The greens are sweet and tender with lovely butter lettuce, and thinly sliced ribbons of baby bok choy give a crisp crunch along with a nice green contrast.
Prep Time3 hours 15 minutes
Cook Time3 hours 15 minutes
Course: Salad
Calories:
Author: Chris Scheuer

Ingredients

  • Ingredients for the vinaigrette:
  • 1 cup fresh basil leaves packed
  • 3 tablespoons fresh lemon juice
  • 2 tablespoons rice wine vinegar
  • 6 tablespoons honey
  • 1 tablespoon fresh finely grated ginger
  • 1 teaspoon Sriracha
  • 1 teaspoon garlic finely chopped
  • 1 teaspoon Dijon mustard
  • ½ teaspoon sea salt
  • ¼ teaspoon freshly ground black pepper
  • ¼ cup extra virgin olive oil
  • ½ cup canola oil
  • Ingredients for the salad:
  • 6-8 cups butter lettuce
  • 3 small baby bok choy thinly sliced
  • 1 cup fresh cilantro leaves
  • ½ medium English seedless cucumbers, halved and thinly sliced
  • 1 medium avocado cored, peeled, quartered lenthwise and thinly sliced crosswise
  • ½ medium red onion halved and thinly sliced
  • ½ pint blackberries
  • ½ cup toasted salted cashew halves

Instructions

  • For the vinaigrette, combine all vinaigrette ingredients, except the oil, in the bowl of a food processor.
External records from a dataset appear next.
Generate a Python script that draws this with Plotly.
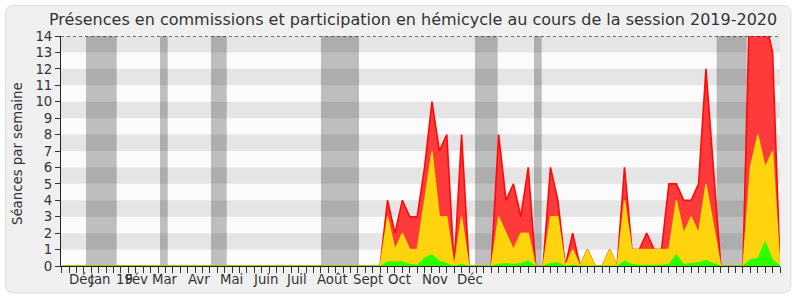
import plotly.graph_objects as go

# ---------------- data (weekly) ----------------
weeks = list(range(0, 98))

# top of red area: total attendance (commission + hémicycle)
total = [0, 0, 0, 0, 0, 0, 0, 0, 0, 0,
         0, 0, 0, 0, 0, 0, 0, 0, 0, 0,
         0, 0, 0, 0, 0, 0, 0, 0, 0, 0,
         0, 0, 0, 0, 0, 0, 0, 0, 0, 0,
         0, 0, 0, 0, 4, 2, 4, 3, 3, 6,
         10, 7, 8, 0, 8, 0, 0, 0, 0, 8,
         4, 5, 3, 6, 0, 0, 6, 4, 0, 2,
         0, 1, 0, 0, 1, 0, 6, 1, 1, 2,
         1, 1, 5, 5, 4, 4, 5, 12, 6, 0,
         0, 0, 0, 18, 17, 15, 13, 0]

# top of yellow area: hémicycle
hemicycle = [0, 0, 0, 0, 0, 0, 0, 0, 0, 0,
             0, 0, 0, 0, 0, 0, 0, 0, 0, 0,
             0, 0, 0, 0, 0, 0, 0, 0, 0, 0,
             0, 0, 0, 0, 0, 0, 0, 0, 0, 0,
             0, 0, 0, 0, 3, 1, 2, 1, 1, 4,
             7, 3, 3, 0, 3, 0, 0, 0, 0, 3,
             2, 1, 2, 2, 0, 0, 3, 3, 0, 1,
             0, 1, 0, 0, 1, 0, 4, 1, 1, 1,
             1, 1, 1, 4, 2, 3, 2, 5, 2.5, 0,
             0, 0, 0, 6, 8, 6, 7, 0]

# top of green area: interventions
interventions = [0, 0, 0, 0, 0, 0, 0, 0, 0, 0,
                 0, 0, 0, 0, 0, 0, 0, 0, 0, 0,
                 0, 0, 0, 0, 0, 0, 0, 0, 0, 0,
                 0, 0, 0, 0, 0, 0, 0, 0, 0, 0,
                 0, 0, 0, 0, 0.25, 0.25, 0.25, 0.1, 0.05, 0.5,
                 0.7, 0.3, 0.15, 0, 0.1, 0, 0, 0, 0, 0.1,
                 0.15, 0.1, 0.15, 0.3, 0, 0, 0.15, 0.2, 0, 0.05,
                 0, 0, 0, 0, 0, 0, 0.3, 0.1, 0.05, 0.05,
                 0.05, 0.05, 0.1, 0.7, 0.1, 0.15, 0.2, 0.35, 0.15, 0,
                 0, 0, 0, 0.4, 0.45, 1.5, 0.4, 0]

# parliamentary holidays (start week, end week)
holidays = [(3.28, 7.42), (13.27, 14.31), (20.16, 22.28), (35.01, 40.14),
            (55.81, 58.87), (63.78, 64.82), (88.45, 92.5)]

month_labels = ["Déc", "Jan", "19", "Fév", "Mar", "Avr", "Mai", "Juin", "Juil",
                "Août", "Sept", "Oct", "Nov", "Déc"]
month_pos = [2.74, 5.17, 8.41, 10.16, 13.94, 18.54, 22.99, 27.58, 31.64,
             36.50, 41.36, 45.68, 50.41, 55.13]

y_ticks = list(range(0, 15))

title = "Présences en commissions et participation en hémicycle au cours de la session 2019-2020"
y_title = "Séances par semaine"

# ---------------- layout geometry ----------------
W, H = 800, 300
L, R, T, B = 61, 20, 36, 34
pw, ph = W - L - R, H - T - B
XR = [-0.1, 97]

def px2paper_x(px):
    return (px - L) / pw

def px2paper_y(py):
    return (H - B - py) / ph

FONT = "DejaVu Sans"
TXT = "#333333"

fig = go.Figure()

fig.add_trace(go.Scatter(x=weeks, y=total, mode="lines", fill="tozeroy",
                         fillcolor="#ff3a3a", line=dict(color="#ff0a0a", width=1.6),
                         hoverinfo="skip", showlegend=False))
fig.add_trace(go.Scatter(x=weeks, y=hemicycle, mode="lines", fill="tozeroy",
                         fillcolor="#ffd40f", line=dict(color="rgba(255,240,0,0.7)", width=1.4),
                         hoverinfo="skip", showlegend=False))
fig.add_trace(go.Scatter(x=weeks, y=interventions, mode="lines", fill="tozeroy",
                         fillcolor="#2eff00", line=dict(color="#2eff00", width=1),
                         hoverinfo="skip", showlegend=False))

shapes = []
# outer rounded frame
x0, y0, x1, y1, r = 5.5, 5.5, 791, 293, 8
path = (f"M {px2paper_x(x0 + r)},{px2paper_y(y0)} L {px2paper_x(x1 - r)},{px2paper_y(y0)} "
        f"Q {px2paper_x(x1)},{px2paper_y(y0)} {px2paper_x(x1)},{px2paper_y(y0 + r)} "
        f"L {px2paper_x(x1)},{px2paper_y(y1 - r)} "
        f"Q {px2paper_x(x1)},{px2paper_y(y1)} {px2paper_x(x1 - r)},{px2paper_y(y1)} "
        f"L {px2paper_x(x0 + r)},{px2paper_y(y1)} "
        f"Q {px2paper_x(x0)},{px2paper_y(y1)} {px2paper_x(x0)},{px2paper_y(y1 - r)} "
        f"L {px2paper_x(x0)},{px2paper_y(y0 + r)} "
        f"Q {px2paper_x(x0)},{px2paper_y(y0)} {px2paper_x(x0 + r)},{px2paper_y(y0)} Z")
shapes.append(dict(type="path", path=path, xref="paper", yref="paper",
                   fillcolor="#f0f0f0", line=dict(color="#dedede", width=1), layer="below"))

# plot-area background
shapes.append(dict(type="rect", xref="x", yref="y", x0=XR[0], x1=XR[1], y0=0, y1=14,
                   fillcolor="#fbfbfb", line=dict(width=0), layer="below"))
# holidays
for a, b in holidays:
    shapes.append(dict(type="rect", xref="x", yref="y", x0=a, x1=b, y0=0, y1=14,
                       fillcolor="#bebebe", line=dict(width=0), layer="below"))
# horizontal stripes
for v in y_ticks[1:-1:2]:
    shapes.append(dict(type="rect", xref="x", yref="y", x0=XR[0], x1=XR[1], y0=v, y1=v + 1,
                       fillcolor="rgba(0,0,0,0.085)", line=dict(width=0), layer="below"))
# top dotted line
shapes.append(dict(type="line", xref="x", yref="y", x0=XR[0], x1=XR[1], y0=14, y1=14,
                   line=dict(color="#000000", width=1, dash="dot"), layer="above"))

annotations = []
annotations.append(dict(text=title, xref="paper", yref="paper", x=px2paper_x(413),
                        y=px2paper_y(20), xanchor="center", yanchor="middle",
                        showarrow=False, font=dict(family=FONT, size=16, color=TXT)))
annotations.append(dict(text=y_title, xref="paper", yref="paper", x=px2paper_x(17),
                        y=px2paper_y(154), xanchor="center", yanchor="middle", textangle=-90,
                        showarrow=False, font=dict(family=FONT, size=13.3, color=TXT)))
for lab, pos in zip(month_labels, month_pos):
    annotations.append(dict(text=lab, xref="x", yref="paper", x=pos, y=px2paper_y(279),
                            xanchor="center", yanchor="middle", showarrow=False,
                            font=dict(family=FONT, size=13.3, color=TXT)))

fig.update_layout(
    width=W, height=H,
    margin=dict(l=L, r=R, t=T, b=B, pad=0),
    paper_bgcolor="#ffffff",
    plot_bgcolor="#fbfbfb",
    shapes=shapes,
    annotations=annotations,
    font=dict(family=FONT, size=13.3, color=TXT),
    hovermode=False,
    xaxis=dict(range=XR, showgrid=False, zeroline=False,
               showline=True, linecolor="#222222", linewidth=1,
               tickmode="linear", tick0=0, dtick=1, ticks="outside", ticklen=6,
               tickcolor="#333333", tickwidth=1, showticklabels=False, fixedrange=True),
    yaxis=dict(range=[0, 14], showgrid=False, zeroline=False,
               showline=True, linecolor="#222222", linewidth=1,
               tickmode="array", tickvals=y_ticks, ticktext=[str(v) for v in y_ticks],
               ticks="outside", ticklen=5, tickcolor="#333333", tickwidth=1,
               tickfont=dict(family=FONT, size=13.3, color=TXT), fixedrange=True),
)

fig.write_html("out.html")
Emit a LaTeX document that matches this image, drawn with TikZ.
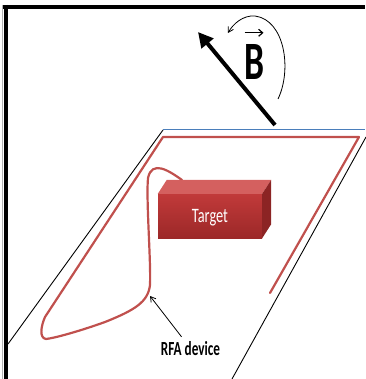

Puree mixture until smooth.
  • With motor running slowly add both oils. If too thick add a bit of water.
  • Taste and season with a bit more salt and pepper if needed
  • For the salad, combine butter lettuce, boo chou and cilantro leaves in a medium size bowl.
  • Divide evenly onto 4 salad plates.
  • Scatter with the cucumber, avocado, red onions and blackberries.
  • Drizzle each salad lightly with vinaigrette. Pass extra vinaigrette at the table.